こうしたことが次々と拡大しているにもかかわらず、パキスタン政府の環境保護機関は、汚染の元凶をつくりだしている企業や工場操業者たちに対して、何ら法的な措置をとることもしなかった。我々は政府に対してもあるいは企業家に対しても、すべての望みを失ってしまった。多くの政治家は汚職にまみれ、環境破壊のビジネスの一翼をになっているのであり、一体どのようにして私たちの環境を改善していけるのか、その道筋がまったく見えなかった。。



しかしカスールの住民はだからこそ、問題解決にむけての第一歩をふみだす決心をした。そして日本の科学者たちの協力をえて、カスールの町に関する基本的な環境情報のデータベースを構築することができた。

このおかげで、飲み水に適したよい井戸水とは何であるかを知った。またどのような病気を患っている患者がこの地域にいるのかについても情報を集めることができた。このため現在では私の環境問題の実態について、政府の環境保護局よりも我々の方が多くの情報を持つにいたり、この政府機関がカスールの水質報告を行わなければならない際には、我々に協力を求めてくるようになった。

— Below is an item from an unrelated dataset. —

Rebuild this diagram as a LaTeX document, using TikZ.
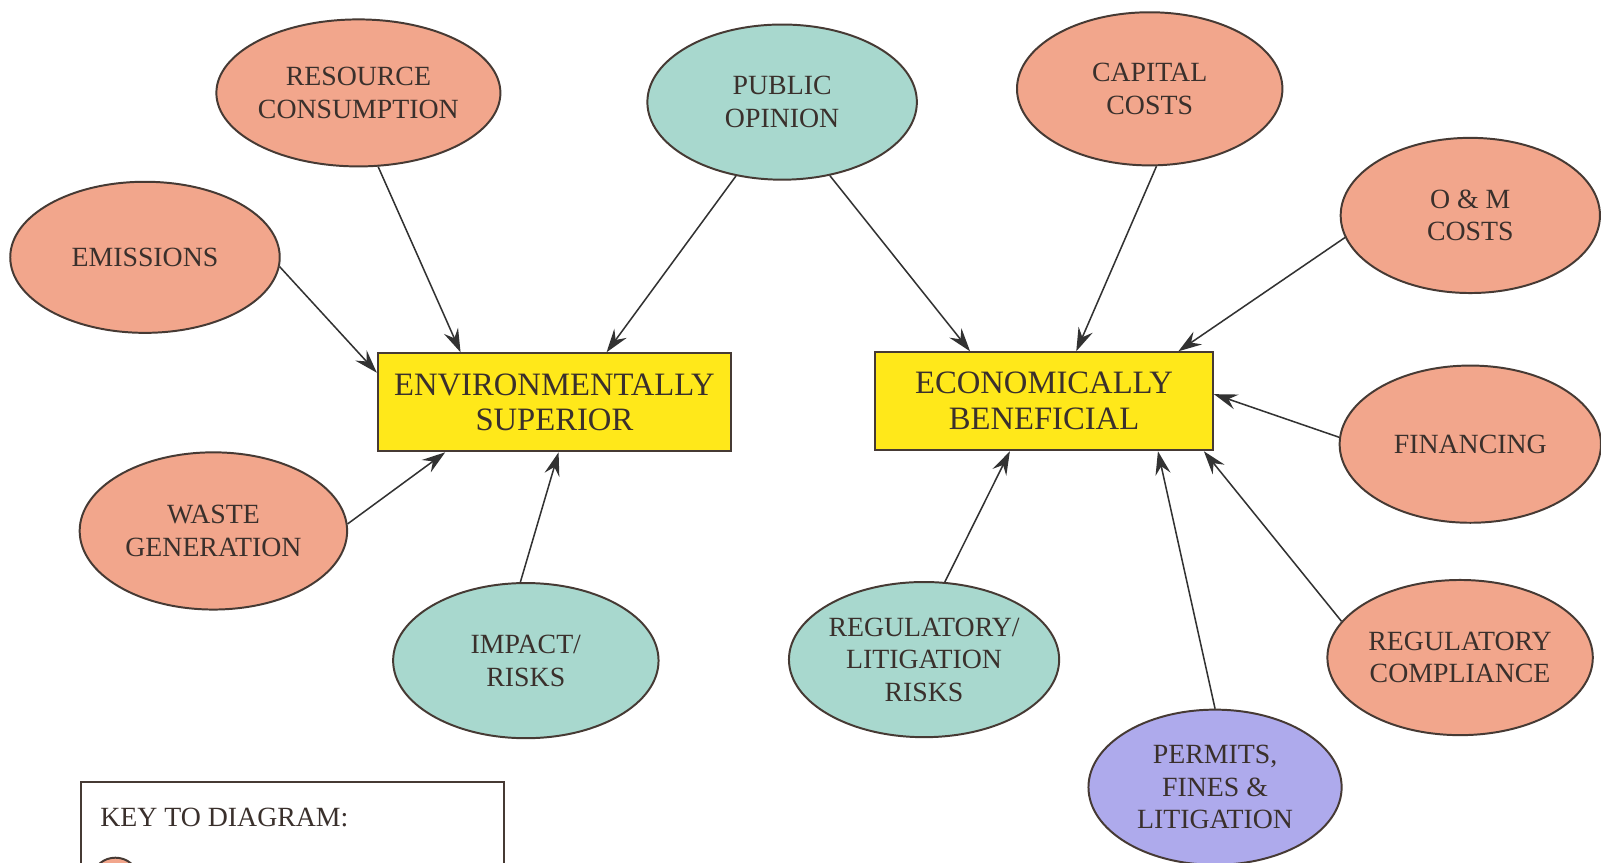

このように我々は10年間にわたって格闘してきたが、これは簡単に述べられるような道筋ではなかったといえる。
最後に次の四点について皆さんに提起しておきたい。

(1) 前回のカスール住民健康調査は2001年に行われた。それから5年が経っており、新たにカスール住民の健康調査の実施に協力をお願いしたい。
(2) カスールの住民のために飲料水用フィルターシステムを設置するための具体的なステップをとっていかねばなりません。このための技術的な協力を要請したい。
(3) 市民コミュニティ委員会(CCB)の計画のもとで、フィルターシステム普及のための経費負担の計画ができている。つまり市民社会ネットワークが20%を支払い、地方自治体が80%を負担する仕組みとなっている。
(4) カスールに環境ラボを設置したいと考えている。市民社会ネットワークがそのための土地を入手済みで、建物建設工事が始まっている。このラボの設備に関して専門的な協力を要請したい。様々な備品や機器が必要であり、この分野の協力が欠かせない。